I have been told a lot lately that I think too much.  This I find funny, but the more I "think" about those comments it's not a "you're really booksmart" think too much.  It is a "your mind races a lot and consumes you" thinks too much.  Sadly, I have to agree with these comments and admit that I am not 100% sure of how to hit the pause button on my brain.  Perhaps putting some thoughts back into a blog and expressing myself in this capacity may work as an outlet thus causing me to stop analyzing things I just plain old need to let go.

Now on to my title.  Another thing that has been happening lately is that God has been using my words to help, challenge, or encourage others lately.  This to me is very humbling because I feel very inadequate to have such a responsibility.  On the other hand I get frustrated with myself and my walk with God and say I don't think I am doing enough for His Kingdom.  Yet when I am used I am hesitant to accept that as I am not sure I am ready for or even want such responsibility.  Ya see my pattern or circle of insanity that I go through here?  And by now you may or may not be saying to me, "What does this have to do with your title?" 

Glad you asked.  Francis Chan is a preacher that I highly respect and during one of His messages I was listening to he was discussing the role or preachers or teachers of God's Word.  The question was, "how can any of us claim to be experts on God?"  Yet this is how we percieve those who teach God's word at church or on TV or the internet or what have you.  He continued to discuss how it seemed riduculous to him that one piece of clay could explain to the other piece of clay about the potter.  This made sense to me.  How can we who are daily flawed and messing up express to others who daily fail and mess up about God and His perfect plan that He has for each of us.  The "reality" is this.  Outside of God's Word and God's teaching to us we cannot.  This again to me is very humbling, but also very encouraging.  In a world that says, "let me get my stuff together, comb my hair and clean up before I come to God" the truth is we are all messed up people in need of God's grace and love.  (Romans 3;23)

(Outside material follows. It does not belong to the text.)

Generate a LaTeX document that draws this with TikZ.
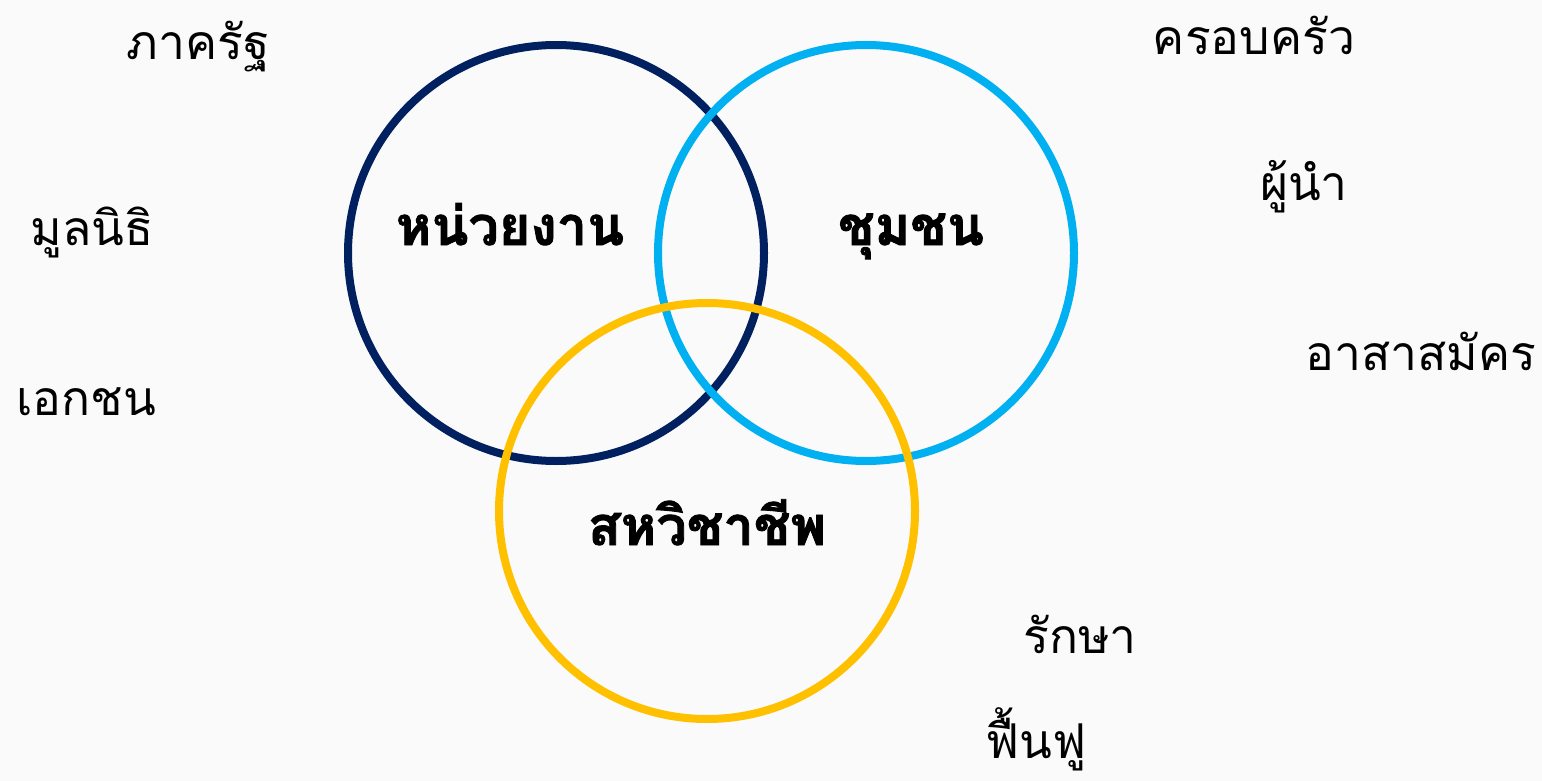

So there is why my title is what it is.  I like in Scripture where it speaks of God's body being as "iron sharpening iron" and the accountability in which that speaks to, but to be honest most days I don't feel sharp enough to be considered iron.  The lump of clay seems to fit me just fine and perhaps someday I will move up to the iron stage.  (lol) My purpose for this blog is simply this: I want to (as clay) share with others (also clay) about the Potter as he provides insight to me as well as using this means to be challenged by other lumps of clay who just want to be more like Jesus.